Her pain vanished. Someone wanted her—even if he were only five years old. –from Ransom’s Voice by Gary Dvorkin

“Dominique, I don’t think you understand!”

“What don’t I understand?”

“You’re . . . you’re . . . her! You are the her! Please! I beg you! Wait for me! I promise I’ll wait for you! I will! Please, Dominique!”

The queue of human experience, eight billion people long, makes its way across the planet. On one extreme, the unbearably sad story of the first person in that line, the person on this earth who has suffered the most, is incomprehensible. The mind recoils, turns away. To truly comprehend their story would risk hearing the irrevocable “snap” of one’s own sanity.
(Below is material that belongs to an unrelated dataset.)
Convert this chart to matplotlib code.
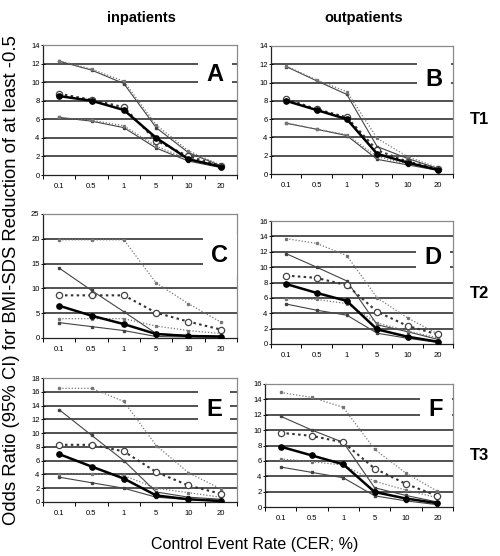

At the exact opposite end of the eight-billion-person line is the happiest, the luckiest person on the Planet Earth. The eyeballs can open and close over and over again to try and take in this polar-op­posite reality. Equally, an impossible task.

Lost in the middle, where it swerves from misery into daily un­happiness, is the woman walking away from a proposal of marriage, knowing she will never receive a better offer.

This was now Dominique. She was stunned to find her heart breaking. It felt evacuated, pitted, and hollow. She whispered to Cain, “Please. Get into the car.”